Resting on a transparent base that connects the quay with the shops and pedestrian precinct on the street side, Kaj 16 features a wooden “crown” comprising office space and residential units. The project uses a range of Swedish woods, along with grasses and shrubs that thrive in microclimates occurring at various heights. The building’s base has been largely reclaimed from the previous building on the site. While those elements are probably enough to establish the building’s sustainable credentials, Dorte Mandrup is also designing the structure to evolve across the decades.
“The lifecycle of buildings is another important aspect of sustainability we’re addressing with this project,” Dorte Mandrup’s Wibrand says. “We didn’t want to rely on the traditional 50-year timescale where you build for one purpose and then leave demolition to someone else in the future. We’re using generative design to create a grid form that gives the structure flexibility.”
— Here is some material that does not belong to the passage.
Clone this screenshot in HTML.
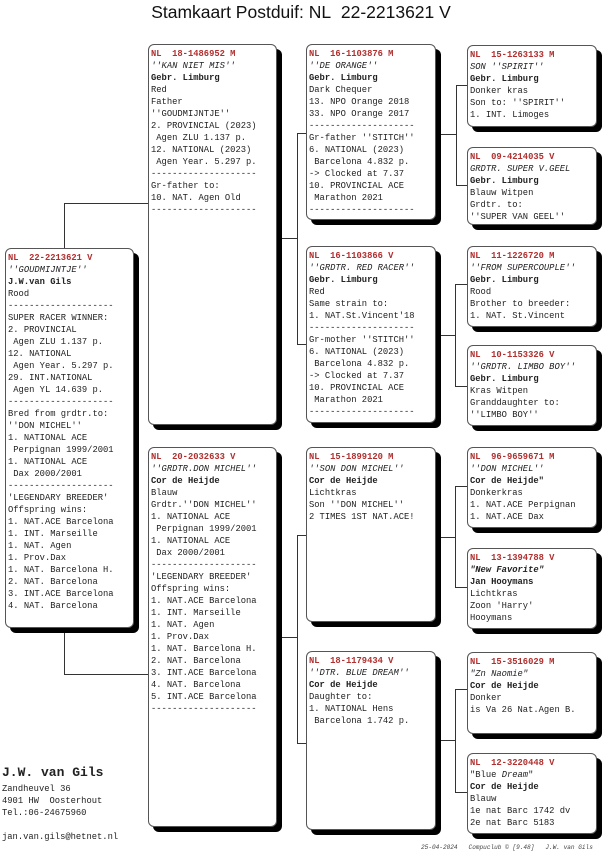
<!DOCTYPE html>
<html><head><meta charset="utf-8"><style>
body{margin:0;width:602px;height:864px;background:#fff;position:relative;overflow:hidden;font-family:"Liberation Mono",monospace;}
.t{position:absolute;left:0;top:0;width:602px;text-align:center;font-family:"Liberation Sans",sans-serif;font-size:17.5px;line-height:22px;top:1px;color:#111}
.b{position:absolute;box-sizing:border-box;border:1px solid #555;border-radius:6px;background:#fff;box-shadow:5px 5px 0 #000;padding:3px 2px 0 2px;font-size:8.8px;line-height:12px;color:#222;white-space:pre;overflow:hidden}
.b .h{color:#b03030;font-weight:bold}
.b .i{font-style:italic}
.b .k{font-weight:bold}
.l{position:absolute;background:#333}
.f{position:absolute;font-size:8.8px;line-height:12px;color:#222;white-space:pre}
</style></head><body>
<div class="t">Stamkaart Postduif: NL&nbsp; 22-2213621 V</div>

<!-- connectors -->
<div class="l" style="left:64px;top:203px;width:1px;height:46px"></div>
<div class="l" style="left:64px;top:203px;width:84px;height:1px"></div>
<div class="l" style="left:64px;top:633px;width:1px;height:41px"></div>
<div class="l" style="left:64px;top:674px;width:84px;height:1px"></div>

<div class="l" style="left:282px;top:238px;width:15px;height:1px"></div>
<div class="l" style="left:297px;top:133px;width:1px;height:212px"></div>
<div class="l" style="left:297px;top:133px;width:9px;height:1px"></div>
<div class="l" style="left:297px;top:344px;width:9px;height:1px"></div>

<div class="l" style="left:282px;top:637px;width:15px;height:1px"></div>
<div class="l" style="left:297px;top:535px;width:1px;height:209px"></div>
<div class="l" style="left:297px;top:535px;width:9px;height:1px"></div>
<div class="l" style="left:297px;top:743px;width:9px;height:1px"></div>

<div class="l" style="left:441px;top:134px;width:15px;height:1px"></div>
<div class="l" style="left:456px;top:85px;width:1px;height:101px"></div>
<div class="l" style="left:456px;top:85px;width:11px;height:1px"></div>
<div class="l" style="left:456px;top:185px;width:11px;height:1px"></div>

<div class="l" style="left:441px;top:335px;width:15px;height:1px"></div>
<div class="l" style="left:455px;top:284px;width:1px;height:103px"></div>
<div class="l" style="left:455px;top:284px;width:12px;height:1px"></div>
<div class="l" style="left:455px;top:386px;width:12px;height:1px"></div>

<div class="l" style="left:441px;top:537px;width:15px;height:1px"></div>
<div class="l" style="left:455px;top:486px;width:1px;height:102px"></div>
<div class="l" style="left:455px;top:486px;width:12px;height:1px"></div>
<div class="l" style="left:455px;top:587px;width:12px;height:1px"></div>

<div class="l" style="left:441px;top:740px;width:15px;height:1px"></div>
<div class="l" style="left:455px;top:689px;width:1px;height:104px"></div>
<div class="l" style="left:455px;top:689px;width:12px;height:1px"></div>
<div class="l" style="left:455px;top:792px;width:12px;height:1px"></div>

<!-- root -->
<div class="b" style="left:5px;top:248px;width:129px;height:380px"><span class="h">NL  22-2213621 V</span>
<span class="i">''GOUDMIJNTJE''</span>
<span class="k">J.W.van Gils</span>
Rood
--------------------
SUPER RACER WINNER:
2. PROVINCIAL
 Agen ZLU 1.137 p.
12. NATIONAL
 Agen Year. 5.297 p.
29. INT.NATIONAL
 Agen YL 14.639 p.
--------------------
Bred from grdtr.to:
''DON MICHEL''
1. NATIONAL ACE
 Perpignan 1999/2001
1. NATIONAL ACE
 Dax 2000/2001
--------------------
'LEGENDARY BREEDER'
Offspring wins:
1. NAT.ACE Barcelona
1. INT. Marseille
1. NAT. Agen
1. Prov.Dax
1. NAT. Barcelona H.
2. NAT. Barcelona
3. INT.ACE Barcelona
4. NAT. Barcelona</div>

<!-- sire -->
<div class="b" style="left:148px;top:44px;width:129px;height:381px"><span class="h">NL  18-1486952 M</span>
<span class="i">''KAN NIET MIS''</span>
<span class="k">Gebr. Limburg</span>
Red
Father
''GOUDMIJNTJE''
2. PROVINCIAL (2023)
 Agen ZLU 1.137 p.
12. NATIONAL (2023)
 Agen Year. 5.297 p.
--------------------
Gr-father to:
10. NAT. Agen Old
--------------------</div>

<!-- dam -->
<div class="b" style="left:148px;top:447px;width:129px;height:380px"><span class="h">NL  20-2032633 V</span>
<span class="i">''GRDTR.DON MICHEL''</span>
<span class="k">Cor de Heijde</span>
Blauw
Grdtr.''DON MICHEL''
1. NATIONAL ACE
 Perpignan 1999/2001
1. NATIONAL ACE
 Dax 2000/2001
--------------------
'LEGENDARY BREEDER'
Offspring wins:
1. NAT.ACE Barcelona
1. INT. Marseille
1. NAT. Agen
1. Prov.Dax
1. NAT. Barcelona H.
2. NAT. Barcelona
3. INT.ACE Barcelona
4. NAT. Barcelona
5. INT.ACE Barcelona
--------------------</div>

<!-- col3 -->
<div class="b" style="left:306px;top:44px;width:130px;height:176px"><span class="h">NL  16-1103876 M</span>
<span class="i">''DE ORANGE''</span>
<span class="k">Gebr. Limburg</span>
Dark Chequer
13. NPO Orange 2018
33. NPO Orange 2017
--------------------
Gr-father ''STITCH''
6. NATIONAL (2023)
 Barcelona 4.832 p.
-&gt; Clocked at 7.37
10. PROVINCIAL ACE
 Marathon 2021
--------------------</div>
<div class="b" style="left:306px;top:246px;width:130px;height:177px"><span class="h">NL  16-1103866 V</span>
<span class="i">''GRDTR. RED RACER''</span>
<span class="k">Gebr. Limburg</span>
Red
Same strain to:
1. NAT.St.Vincent'18
--------------------
Gr-mother ''STITCH''
6. NATIONAL (2023)
 Barcelona 4.832 p.
-&gt; Clocked at 7.37
10. PROVINCIAL ACE
 Marathon 2021
--------------------</div>
<div class="b" style="left:306px;top:447px;width:130px;height:175px"><span class="h">NL  15-1899120 M</span>
<span class="i">''SON DON MICHEL''</span>
<span class="k">Cor de Heijde</span>
Lichtkras
Son ''DON MICHEL''
2 TIMES 1ST NAT.ACE!</div>
<div class="b" style="left:306px;top:651px;width:130px;height:179px"><span class="h">NL  18-1179434 V</span>
<span class="i">''DTR. BLUE DREAM''</span>
<span class="k">Cor de Heijde</span>
Daughter to:
1. NATIONAL Hens
 Barcelona 1.742 p.</div>

<!-- col4 -->
<div class="b" style="left:467px;top:45px;width:130px;height:82px"><span class="h">NL  15-1263133 M</span>
<span class="i">SON ''SPIRIT''</span>
<span class="k">Gebr. Limburg</span>
Donker kras
Son to: ''SPIRIT''
1. INT. Limoges</div>
<div class="b" style="left:467px;top:147px;width:130px;height:78px"><span class="h">NL  09-4214035 V</span>
<span class="i">GRDTR. SUPER V.GEEL</span>
<span class="k">Gebr. Limburg</span>
Blauw Witpen
Grdtr. to:
''SUPER VAN GEEL''</div>
<div class="b" style="left:467px;top:246px;width:130px;height:81px"><span class="h">NL  11-1226720 M</span>
<span class="i">''FROM SUPERCOUPLE''</span>
<span class="k">Gebr. Limburg</span>
Rood
Brother to breeder:
1. NAT. St.Vincent</div>
<div class="b" style="left:467px;top:345px;width:130px;height:81px"><span class="h">NL  10-1153326 V</span>
<span class="i">''GRDTR. LIMBO BOY''</span>
<span class="k">Gebr. Limburg</span>
Kras Witpen
Granddaughter to:
''LIMBO BOY''</div>
<div class="b" style="left:467px;top:447px;width:130px;height:81px"><span class="h">NL  96-9659671 M</span>
<span class="i">''DON MICHEL''</span>
<span class="k">Cor de Heijde"</span>
Donkerkras
1. NAT.ACE Perpignan
1. NAT.ACE Dax</div>
<div class="b" style="left:467px;top:548px;width:130px;height:81px"><span class="h">NL  13-1394788 V</span>
<span class="i k">"New Favorite"</span>
<span class="k">Jan Hooymans</span>
Lichtkras
Zoon 'Harry'
Hooymans</div>
<div class="b" style="left:467px;top:652px;width:130px;height:82px"><span class="h">NL  15-3516029 M</span>
<span class="i">"Zn Naomie"</span>
<span class="k">Cor de Heijde</span>
Donker
is Va 26 Nat.Agen B.</div>
<div class="b" style="left:467px;top:753px;width:130px;height:81px"><span class="h">NL  12-3220448 V</span>
"Blue <span class="i">Dream</span>"
<span class="k">Cor de Heijde</span>
Blauw
1e nat Barc 1742 dv
2e nat Barc 5183</div>

<!-- footer -->
<div class="f" style="left:2px;top:765px;font-size:13px;line-height:16px;font-weight:bold">J.W. van Gils</div>
<div class="f" style="left:2px;top:783px">Zandheuvel 36
4901 HW  Oosterhout
Tel.:06-24675960</div>
<div class="f" style="left:2px;top:831px">jan.van.gils@hetnet.nl</div>
<div class="f" style="left:421px;top:844px;font-size:6.1px;line-height:8px;font-style:italic;color:#444">25-04-2024   Compuclub © [9.48]   J.W. van Gils</div>
</body></html>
Wibrand and his team used cloud-based technology to create modular options that enable interior spaces to be easily converted from commercial to residential or vice versa. Generative design tools simplify impact analysis for sunlight, wind, cold, and rainwater on the building’s energy requirements and help predict the effect of weathering on the wooden exterior. Designers are also planning for eventual disassembly, making it easier for future generations to turn the site to a different use altogether.
As with the other two projects, it provides another perfect example of how data-led design can support Nordic values and express them in an innovative, budget-conscious, and eco-friendly manner.